The sole source of knowing their location was often the piercing wail of their whistle as they sounded the “blind bend” signal. Radio was used too, of course, but radio traffic clogged the airways with so much vessel traffic. This sometimes made it next to impossible to use the radio to find out the intentions of another vessel. So signals were of paramount importance…
If we sounded our one prolonged blast first, we would listen for a reply from around the bend. And, if we heard an answer (this signal must be answered in kind with one prolonged blast), we knew we needed to “pull over” a bit to the side of the road until we sighted the tug. This gave us time to make an assessment of the situation and clear out of the way to give these mega-length vessels plenty of room to maneuver.
Make Signal Exchanges Crystal Clear
Remember that this signal always requires an answer by another vessel (if you initiate the signal) or by you (if the other vessel initiates the signal). This serves to let each vessel pinpoint the location of the other. Make prolonged signals prolonged.

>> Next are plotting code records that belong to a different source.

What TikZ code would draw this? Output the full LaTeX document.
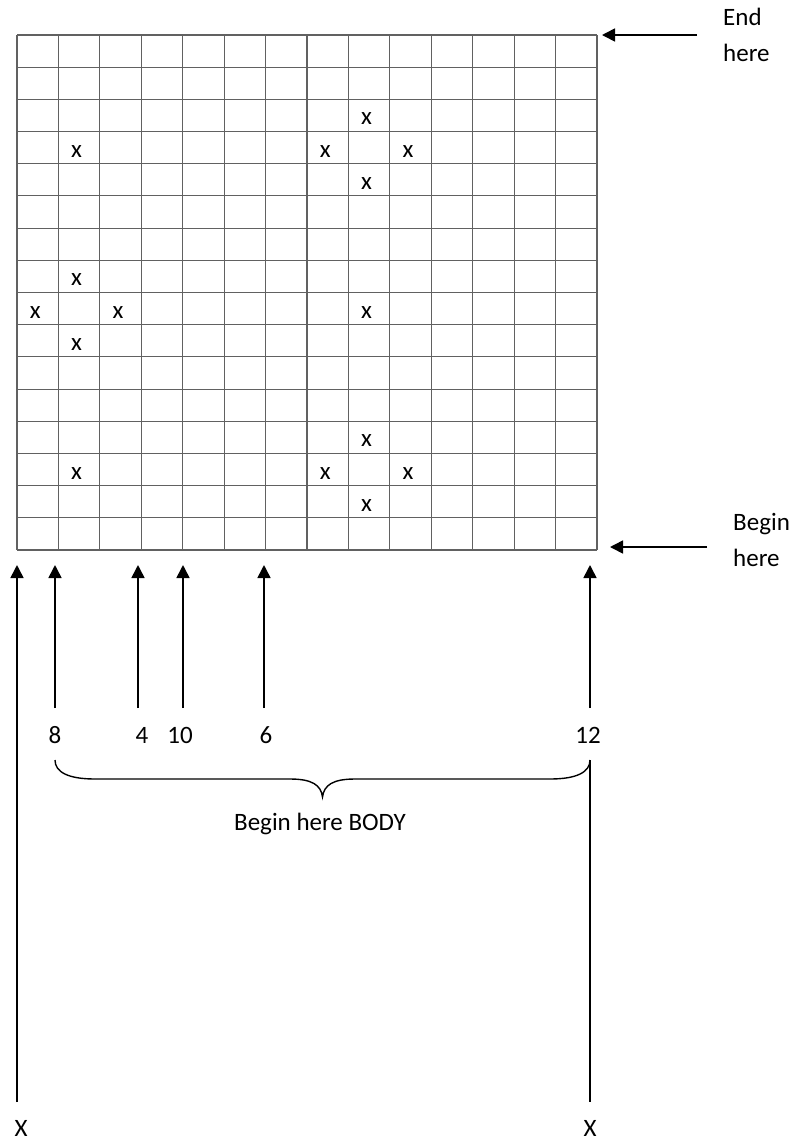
\documentclass[tikz,border=0pt]{standalone}
\usepackage{fontspec}
\setmainfont{Carlito}
\usetikzlibrary{arrows.meta}
\begin{document}
\begin{tikzpicture}[x=1pt,y=-1pt,
  gridline/.style={draw=black!62,line width=1.1pt},
  arr/.style={line width=1.6pt,-{Triangle[length=13pt,width=13pt]}},
  lbl/.style={font=\fontsize{25}{29}\selectfont,inner sep=0pt,anchor=base},
  sidelbl/.style={font=\fontsize{25}{29}\selectfont,inner sep=0pt,anchor=base west},
  xmark/.style={font=\fontsize{25}{29}\selectfont,inner sep=0pt},
  bracel/.style={line width=1.4pt}]
\useasboundingbox (0,0) rectangle (795,1141);
% grid
\foreach \i in {0,...,14} \draw[gridline] ({17+\i*41.4286},35) -- ({17+\i*41.4286},550);
\foreach \j in {0,...,16} \draw[gridline] (17,{35+\j*32.1875}) -- (597,{35+\j*32.1875});
% marks
\foreach \c/\r in {8/2,1/3,7/3,9/3,8/4,1/7,0/8,2/8,8/8,1/9,8/12,1/13,7/13,9/13,8/14}
  \node[xmark] (x\c-\r) at ({17+(\c+0.5)*41.4286-2.5},{35+(\r+0.5)*32.1875+3.5}) {x};
% side arrows
\coordinate (es) at (697,35); \coordinate (ee) at (602,35);
\coordinate (bs) at (707,547); \coordinate (be) at (610,547);
\draw[arr] (es) -- (ee);
\draw[arr] (bs) -- (be);
\node[sidelbl] (end1) at (723,25) {End};
\node[sidelbl] (end2) at (723,61.5) {here};
\node[sidelbl] (beg1) at (733,530) {Begin};
\node[sidelbl] (beg2) at (733,566.5) {here};
% bottom arrows
\foreach \n/\xx in {8/55,4/138,10/183,6/264,12/590}{
  \coordinate (b\n) at (\xx,708); \coordinate (t\n) at (\xx,565);
  \draw[arr] (b\n) -- (t\n);
}
\node[lbl] (n8) at (55,743) {8};
\node[lbl] (n4) at (142,743) {4};
\node[lbl] (n10) at (180,743) {10};
\node[lbl] (n6) at (266,743) {6};
\node[lbl] (n12) at (588,743) {12};
% long left arrow
\coordinate (lb) at (17,1102); \coordinate (lt) at (17,565);
\draw[arr] (lb) -- (lt);
\node[lbl] (xl) at (21,1136) {X};
% brace
\coordinate (bl) at (55,760); \coordinate (br) at (590,760);
\draw[bracel] (bl) .. controls (55,772) and (68,779) .. (95,779) -- (290,779)
  .. controls (312,779) and (321,785) .. (322.5,797)
  .. controls (324,785) and (333,779) .. (355,779) -- (550,779)
  .. controls (577,779) and (590,772) .. (br);
\node[lbl] (body) at (320,830) {Begin here BODY};
% right long line
\coordinate (rb) at (590,1102);
\draw[line width=1.6pt] (br) -- (rb);
\node[lbl] (xr) at (590,1136) {X};
\end{tikzpicture}
\end{document}
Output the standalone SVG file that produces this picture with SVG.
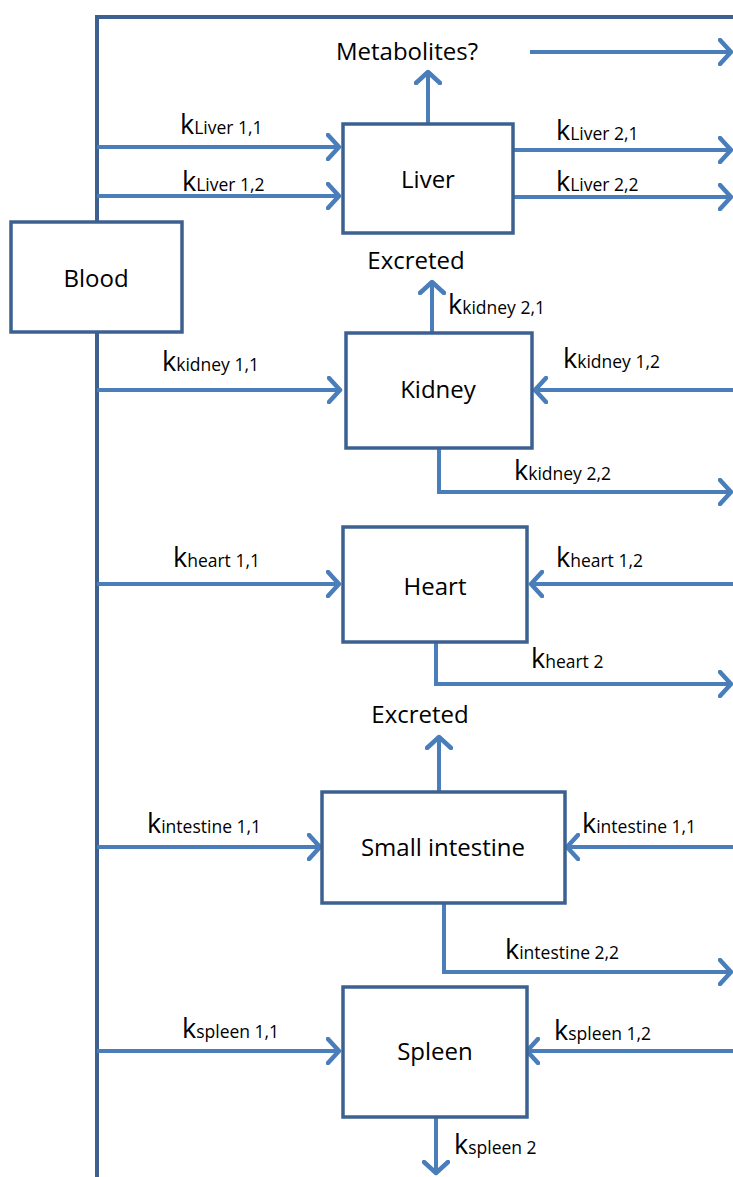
<svg xmlns="http://www.w3.org/2000/svg" width="733" height="1177" viewBox="0 0 733 1177">
<style>
.box{fill:#fff;stroke:#3C6191;stroke-width:3.5}
.trunk{fill:none;stroke:#3C6191;stroke-width:4}
.arr{fill:none;stroke:#4A7EBB;stroke-width:4;marker-end:url(#ah)}
text{font-family:"Open Sans","Liberation Sans",sans-serif;fill:#000}
.t{font-size:24px}
.k{font-size:27px}
.s{font-size:17.5px}
</style>
<defs>
<marker id="ah" viewBox="0 0 16 28" refX="13" refY="14" markerWidth="16" markerHeight="28" markerUnits="userSpaceOnUse" orient="auto">
<path d="M2,2 L13,14 L2,26" fill="none" stroke="#4A7EBB" stroke-width="4.5" stroke-linecap="round" stroke-linejoin="round"/>
</marker>
</defs>
<g id="connectors">
<path class="trunk" d="M733,17 H97 V222 M97,333 V1177"/>
<path class="arr" d="M428,124 V72"/>
<path class="arr" d="M530,52 H731"/>
<path class="arr" d="M97,147 H339"/>
<path class="arr" d="M97,196 H339"/>
<path class="arr" d="M513,150 H731"/>
<path class="arr" d="M513,197 H731"/>
<path class="arr" d="M432,333 V282"/>
<path class="arr" d="M97,390 H340"/>
<path class="arr" d="M733,390 H535"/>
<path class="arr" d="M439,448 V492 H731"/>
<path class="arr" d="M97,584 H339"/>
<path class="arr" d="M733,584 H531"/>
<path class="arr" d="M436,642 V684 H731"/>
<path class="arr" d="M439,792 V737"/>
<path class="arr" d="M97,847 H320"/>
<path class="arr" d="M733,847 H567"/>
<path class="arr" d="M444,903 V972 H731"/>
<path class="arr" d="M97,1051 H339"/>
<path class="arr" d="M733,1051 H527"/>
<path class="arr" d="M436,1117 V1173"/>
<text class="t" x="407" y="60" text-anchor="middle">Metabolites?</text>
<text class="t" x="416" y="269" text-anchor="middle">Excreted</text>
<text class="t" x="420" y="723" text-anchor="middle">Excreted</text>
<text x="180" y="134"><tspan class="k">k</tspan><tspan class="s">Liver 1,1</tspan></text>
<text x="182" y="191"><tspan class="k">k</tspan><tspan class="s">Liver 1,2</tspan></text>
<text x="556" y="140"><tspan class="k">k</tspan><tspan class="s">Liver 2,1</tspan></text>
<text x="556" y="191"><tspan class="k">k</tspan><tspan class="s">Liver 2,2</tspan></text>
<text x="448" y="314"><tspan class="k">k</tspan><tspan class="s">kidney 2,1</tspan></text>
<text x="162" y="371"><tspan class="k">k</tspan><tspan class="s">kidney 1,1</tspan></text>
<text x="563" y="368"><tspan class="k">k</tspan><tspan class="s">kidney 1,2</tspan></text>
<text x="514" y="480"><tspan class="k">k</tspan><tspan class="s">kidney 2,2</tspan></text>
<text x="173" y="567"><tspan class="k">k</tspan><tspan class="s">heart 1,1</tspan></text>
<text x="556" y="567"><tspan class="k">k</tspan><tspan class="s">heart 1,2</tspan></text>
<text x="531" y="668"><tspan class="k">k</tspan><tspan class="s">heart 2</tspan></text>
<text x="147" y="833"><tspan class="k">k</tspan><tspan class="s">intestine 1,1</tspan></text>
<text x="582" y="833"><tspan class="k">k</tspan><tspan class="s">intestine 1,1</tspan></text>
<text x="505" y="959"><tspan class="k">k</tspan><tspan class="s">intestine 2,2</tspan></text>
<text x="182" y="1038"><tspan class="k">k</tspan><tspan class="s">spleen 1,1</tspan></text>
<text x="554" y="1040"><tspan class="k">k</tspan><tspan class="s">spleen 1,2</tspan></text>
<text x="454" y="1154"><tspan class="k">k</tspan><tspan class="s">spleen 2</tspan></text>
</g>
<g id="blood"><rect class="box" x="11" y="222" width="171" height="110"/><text class="t" x="96" y="287" text-anchor="middle">Blood</text></g>
<g id="liver"><rect class="box" x="343" y="124" width="170" height="109"/><text class="t" x="428" y="188" text-anchor="middle">Liver</text></g>
<g id="kidney"><rect class="box" x="346" y="333" width="186" height="115"/><text class="t" x="438" y="398" text-anchor="middle">Kidney</text></g>
<g id="heart"><rect class="box" x="343" y="527" width="184" height="115"/><text class="t" x="435" y="595" text-anchor="middle">Heart</text></g>
<g id="small-intestine"><rect class="box" x="322" y="792" width="243" height="111"/><text class="t" x="443" y="856" text-anchor="middle">Small intestine</text></g>
<g id="spleen"><rect class="box" x="343" y="987" width="184" height="130"/><text class="t" x="435" y="1060" text-anchor="middle">Spleen</text></g>
</svg>
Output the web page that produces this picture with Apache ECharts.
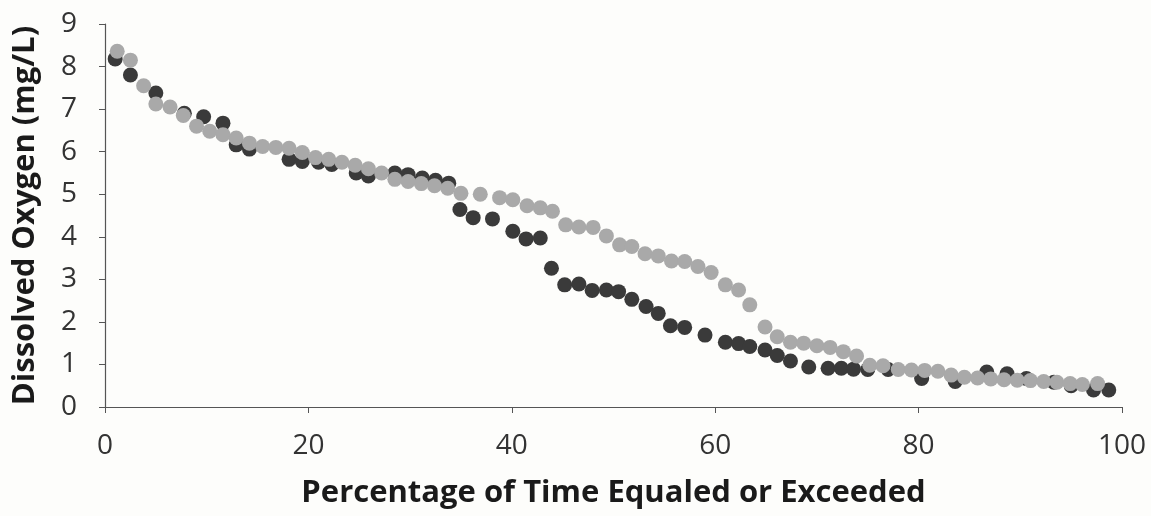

Time and again, I have heard “lazy” boaters give a short toot of one or two seconds and be done with it. I believe that’s poor seamanship and it could lead to confusion. The Rules specify four to six seconds for a prolonged blast. Remember the #1 goal will be to alleviate confusion. If you toot a shortened blast, a vessel could misinterpret this as a signal of intent to pass (meeting, crossing, overtaking). Do the time. Four to six seconds means just that.
Does Radio Replace the Blind Bend Signal?
You may have heard of the Inland Rule that states that you may use the VHF radio instead of whistle signals to arrange for meeting, crossing or overtaking another vessel (this applies to Inland Waters of the US only; International Rules are silent on the use of the radio for passing agreements). Realize that this does not replace a whistle signal. Read this special Inland Rule now. Take note of the last sentence of the Rule.
Inland Rule 34(h)
A vessel that reaches agreement with another vessel in a head on, crossing, or overtaking situation, as for example, by using the radiotelephone as prescribed by the Vessel Bridge-to-Bridge Radiotelephone Act (85 Stat. 164; 33 U.S.C. 1201 et seq.), is not obliged to sound the whistle signals prescribed by this Rule, but may do so. If agreement is not reached, then whistle signals shall be exchanged in a timely manner and shall prevail.
Paragraph (h) of Inland Rule 34 references head on (meeting), crossing or overtaking situations. These are all situations of vessels being “in sight” of one another. That means you must be able to see the other vessel with your eyes. Not on radar. Not on AIS. And not obscured by fog, haze, squall, snow storm or an obstruction such as terrain that makes the bend ahead a “blind bend”.
Keep it simple; keep it safe. Sound the blind bend signal. What’s four to six seconds (the length of one prolonged blast) compared to the possibility of collision with a tug and barge or large ship?
You may use the radio in addition to the blind bend signal to transmit a “Sécurité” broadcast (special navigational safety warning). Initiate the broadcast on channel 16; then switch to another working frequency to provide details. This will warn those on the other side of a blind bend of your presence. Use this reference to see how to send a Sécurité broadcast => How to Send a Sécurité Broadcast
But don’t count on your transmission being heard. Indeed, the skipper of a tug and barge string could be talking to another vessel or maneuvering in a tricky part of the channel. Or, the radio signal could have been lost or blocked by terrain. Again, a simple prolonged blast of the horn could mean the difference between safety and risk. Choose safety. Every time.
Follow these easy sailing navigation tips to keep your sailing crew and small sailboat safe when sailing in areas with lots of twists and turns. Gain the peace-of-mind to know what lies ahead just around that bend ahead–wherever in the world you choose to sail or cruise!